The company settled two days before the case went to trial. As part of the settlement, the terminated worker received nine months of back pay totaling $21,056. The agreement absolved DirecTV of violating the National Labor Relations Act (NLRA) and mandated the company post notices stating that federal law gives employees the right to unionize.
"What employer is going to go, 'Hmm, well, that's tough'?" Anderlik asks. "There's no downside for them to do this."
According to the NLRB, last year the public filed 22,943 charges alleging that employers or labor organizations committed unfair labor practices that adversely affected employees.
"That's documented," says Anderlik, "so the [actual number of] incidents is probably way higher."
The statistics are part of the reason Anderlik and other organized labor groups are pushing for the Employee Free Choice Act, which would make it easier to unionize workplaces. The legislation, now in Congress, would also increase penalties imposed on companies found violating the labor law.
That's just a start. Anderlik estimates that someone is fired roughly every hour in this country for union-related activities, making an already difficult job of recruitment that much harder.
"People are so scared of losing their jobs,'" he says, "even though it's against the law."
Jim McGarvey grew up surrounded by the state's labor movement. From his childhood home on North Main Street in Butte, he could hear mine elevator doors crashing throughout the night. He joined the International Union of Mine, Mill, and Smelter Workers at age 15, making a living as a laborer on highway projects before he earned a teaching degree from Carroll College.
"Back then there was a lot of opportunity for young kids to work union jobs," says McGarvey, now 67. "I made good money.
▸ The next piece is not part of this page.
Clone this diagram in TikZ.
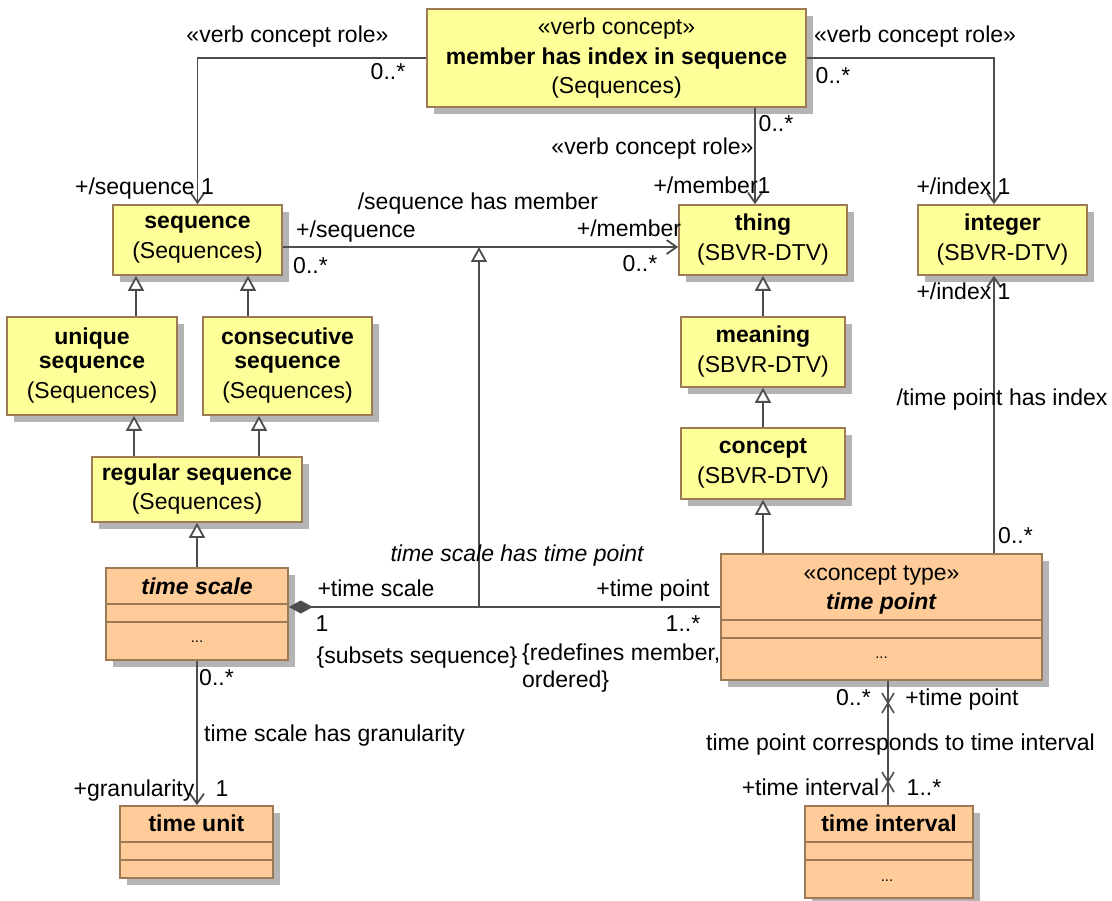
\documentclass[tikz,border=0pt]{standalone}
\usepackage{fontspec}
\setmainfont{Liberation Sans}
\usetikzlibrary{arrows.meta,shadows}
\definecolor{yel}{HTML}{FFFF99}
\definecolor{org}{HTML}{FFCC99}
\definecolor{brd}{HTML}{9C7A55}
\definecolor{shd}{HTML}{B4B4B4}
\definecolor{ln}{HTML}{4D4D4D}
\begin{document}
\begin{tikzpicture}[x=1pt,y=-1pt,
  font=\fontsize{23}{24}\selectfont,
  cls/.style={draw=brd,line width=1.6pt,inner sep=0pt,align=center,
     drop shadow={shadow xshift=7pt,shadow yshift=-7pt,fill=shd,opacity=1}},
  ycls/.style={cls,fill=yel},
  ocls/.style={cls,fill=org},
  conn/.style={draw=ln,line width=1.8pt},
  nav/.style={conn,-{Straight Barb[length=10pt,width=14pt]}},
  gen/.style={conn,-{Triangle[length=15pt,width=16pt,fill=white]}},
  comp/.style={conn,{Diamond[length=24pt,width=13pt,fill=ln]}-},
  lbl/.style={inner sep=0pt,text height=16pt,text depth=0pt},
  sepl/.style={draw=brd,line width=1.6pt},
  dots/.style={inner sep=0pt,font=\fontsize{15}{16}\selectfont},
]
\useasboundingbox (0,0) rectangle (1112,901);
\fill[white] (0,0) rectangle (1112,901);

% classes
\node[ycls,minimum width=379pt,minimum height=98pt] (member) at (616.5,58)
  {«verb concept»\\[6pt]\textbf{member has index in sequence}\\[5pt](Sequences)};
\node[ycls,minimum width=169pt,minimum height=70pt] (seq) at (197.5,240) {\textbf{sequence}\\[6pt](Sequences)};
\node[ycls,minimum width=168pt,minimum height=70pt] (thing) at (763,240) {\textbf{thing}\\[6pt](SBVR-DTV)};
\node[ycls,minimum width=169pt,minimum height=70pt] (integer) at (1002.5,240) {\textbf{integer}\\[6pt](SBVR-DTV)};
\node[ycls,minimum width=170pt,minimum height=98pt] (unique) at (92,366) {\textbf{unique}\\\textbf{sequence}\\[6pt](Sequences)};
\node[ycls,minimum width=169pt,minimum height=98pt] (consec) at (287.5,366) {\textbf{consecutive}\\\textbf{sequence}\\[6pt](Sequences)};
\node[ycls,minimum width=210pt,minimum height=65pt] (regular) at (197,489.5) {\textbf{regular sequence}\\[5pt](Sequences)};
\node[ycls,minimum width=164pt,minimum height=70pt] (meaning) at (763,352) {\textbf{meaning}\\[6pt](SBVR-DTV)};
\node[ycls,minimum width=164pt,minimum height=71pt] (concept) at (763,463.5) {\textbf{concept}\\[6pt](SBVR-DTV)};
\node[ocls,minimum width=182pt,minimum height=92pt] (ts) at (197,614) {};
\node[ocls,minimum width=321pt,minimum height=126pt] (tp) at (881.5,617) {};
\node[ocls,minimum width=153pt,minimum height=72pt] (tu) at (196.5,842) {};
\node[ocls,minimum width=168pt,minimum height=92pt] (ti) at (889,852) {};

% compartments
\draw[sepl] (ts.west |- 0,604) -- (ts.east |- 0,604) (ts.west |- 0,622) -- (ts.east |- 0,622);
\draw[sepl] (tp.west |- 0,620) -- (tp.east |- 0,620) (tp.west |- 0,638) -- (tp.east |- 0,638);
\draw[sepl] (tu.west |- 0,842) -- (tu.east |- 0,842) (tu.west |- 0,860) -- (tu.east |- 0,860);
\draw[sepl] (ti.west |- 0,842) -- (ti.east |- 0,842) (ti.west |- 0,860) -- (ti.east |- 0,860);
\node[lbl] (tsname) at (197,586) {\textbf{\textit{time scale}}};
\node[dots,anchor=base] (tsdots) at (197,642) {...};
\node[lbl] (tpst) at (881.5,572) {«concept type»};
\node[lbl] (tpname) at (881.5,601) {\textbf{\textit{time point}}};
\node[dots,anchor=base] (tpdots) at (881.5,658) {...};
\node[lbl] (tuname) at (196.5,823) {\textbf{time unit}};
\node[lbl] (tiname) at (889,823) {\textbf{time interval}};
\node[dots,anchor=base] (tidots) at (887,881) {...};

% connectors
\coordinate (intTop) at ([xshift=-8.5pt]integer.north);
\coordinate (thTop) at ([xshift=-8pt]thing.north);
\draw[nav] (member.west) -| (seq.north);
\draw[nav] (member.east) -| (intTop);
\draw[nav] (member.south -| thTop) -- (thTop);
\draw[nav] ([yshift=-7pt]seq.east) -- ([yshift=-7pt]thing.west);
\coordinate (a1) at (479,607);
\coordinate (a2) at (479,247);
\draw[gen] (a1) -- (a2);
\draw[gen] (unique.north -| 136,0) -- (seq.south -| 136,0);
\draw[gen] (consec.north -| 248,0) -- (seq.south -| 248,0);
\draw[gen] (regular.north -| 134,0) -- (unique.south -| 134,0);
\draw[gen] (regular.north -| 259,0) -- (consec.south -| 259,0);
\draw[gen] (ts.north) -- (regular.south);
\draw[gen] (meaning.north) -- (thing.south);
\draw[gen] (concept.north) -- (meaning.south);
\draw[gen] (tp.north -| concept.south) -- (concept.south);
\draw[nav] (tp.north -| intTop) -- (integer.south -| intTop);
\draw[comp] (ts.east |- a1) -- (tp.west |- a1);
\draw[nav] (ts.south) -- (ts.south |- tu.north);
\draw[conn] (tp.south -| 888,0) -- (ti.north -| 888,0);
\coordinate (x1) at (888,703);
\coordinate (x2) at (888,782);
\draw[conn,line width=1.6pt] ([shift={(-6,-10)}]x1) -- ([shift={(6,10)}]x1) ([shift={(6,-10)}]x1) -- ([shift={(-6,10)}]x1);
\draw[conn,line width=1.6pt] ([shift={(-6,-10)}]x2) -- ([shift={(6,10)}]x2) ([shift={(6,-10)}]x2) -- ([shift={(-6,10)}]x2);

% labels
\node[lbl] (l1) at (287.5,35) {«verb concept role»};
\node[lbl] (l2) at (388,72) {0..*};
\node[lbl] (l3) at (144.5,187) {+/sequence 1};
\node[lbl] (l4) at (915,35) {«verb concept role»};
\node[lbl] (l5) at (833,76) {0..*};
\node[lbl] (l6) at (776,124) {0..*};
\node[lbl] (l7) at (652.5,147) {«verb concept role»};
\node[lbl] (l8) at (712,186) {+/member1};
\node[lbl] (l9) at (478,202) {/sequence has member};
\node[lbl] (l10) at (356,230) {+/sequence};
\node[lbl] (l11) at (310.5,266) {0..*};
\node[lbl] (l12) at (629,229) {+/member};
\node[lbl] (l13) at (640,264) {0..*};
\node[lbl] (l14) at (963.5,187) {+/index 1};
\node[lbl] (l15) at (963.5,292) {+/index 1};
\node[lbl] (l16) at (1002,398) {/time point has index};
\node[lbl] (l17) at (1015.5,535) {0..*};
\node[lbl] (l18) at (517.5,553) {\textit{time scale has time point}};
\node[lbl] (l19) at (376,588) {+time scale};
\node[lbl] (l20) at (653,588) {+time point};
\node[lbl] (l21) at (322,623) {1};
\node[lbl] (l22) at (683,623) {1..*};
\node[lbl] (l23) at (417,655) {\{subsets sequence\}};
\node[lbl,anchor=west] (l24) at (522,652) {\{redefines member,};
\node[lbl,anchor=west] (l25) at (522,679) {ordered\}};
\node[lbl] (l26) at (216.5,677) {0..*};
\node[lbl,anchor=west] (l27) at (204,733) {time scale has granularity};
\node[lbl] (l28) at (134,788) {+granularity};
\node[lbl] (l29) at (222,788) {1};
\node[lbl] (l30) at (853.5,697) {0..*};
\node[lbl] (l31) at (962,697) {+time point};
\node[lbl] (l32) at (900.5,742) {time point corresponds to time interval};
\node[lbl] (l33) at (810.5,787) {+time interval};
\node[lbl] (l34) at (924,787) {1..*};
\end{tikzpicture}
\end{document}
The union was very good to me. I didn't know there was any other way."
McGarvey says that while organizing in the private sector is an uphill battle, unions are successfully making gains among government employees.
"People would like you to think we're dying on the vine, our membership," he says, noting that in the public sector, at least, that's not true.
The AFL-CIO has 38,000 active union members, and 23,000 of them are government employees. That's the highest AFL-CIO membership in Montana history, according to McGarvey, who is the union's executive secretary.
The hardscrabble union man takes pride in the numbers. He says he and MEA-MFT president Eric Feaver have brought in a record number of teachers, health care workers and state and local employees. Since 1980, they've grown from 7,334 members to 17,550 today.
McGarvey and Feaver attribute much of the growth to aggressively putting boots on the ground and offering a valuable product. But McGarvey also says there are significant differences between public and private unionizing.
For instance, private industry is more capable and willing to mobilize resources to subvert union activity, McGarvey says. Another big difference is oversight. In Montana, a state labor board oversees public workplace grievances. That makes the ramifications of union busting more immediate.
"The labor board isn't in Denver or Seattle or someplace across the country," he says. "The labor board is right here in Montana."
Another hurdle for private sector unions is elected officials, says McGarvey. He points out that until recently not one contractor working on the massive Superfund cleanup in Butte Silver-Bow County is union. In light of the area's history, he finds that offensive.
"At one time," he says, "you would have never had a situation in Butte where legislators slept through the fact that it wasn't union people doing the work, where their forefathers had died...to get unions.
"You know," he continues, "a corporation, they want to make money, and they don't want to pay good salaries, and they don't care about safety. But when government officials allow—and this is what's happening—all that cleanup work, with not one union job, Butte legislators ought to be ashamed of themselves."
During the Industrial Workers of the World (IWW) annual May Day celebration this year gathered at Caras Park. As they arrived, bewildered shoppers looked up to see people in hard hats and overalls pushing a soggy cardboard boat dubbed the "Lady Ann Magee II."
"We'll get boats, toys, all you have to do is work," shouted IWW's Jay Bostrom from the boat's rickety helm.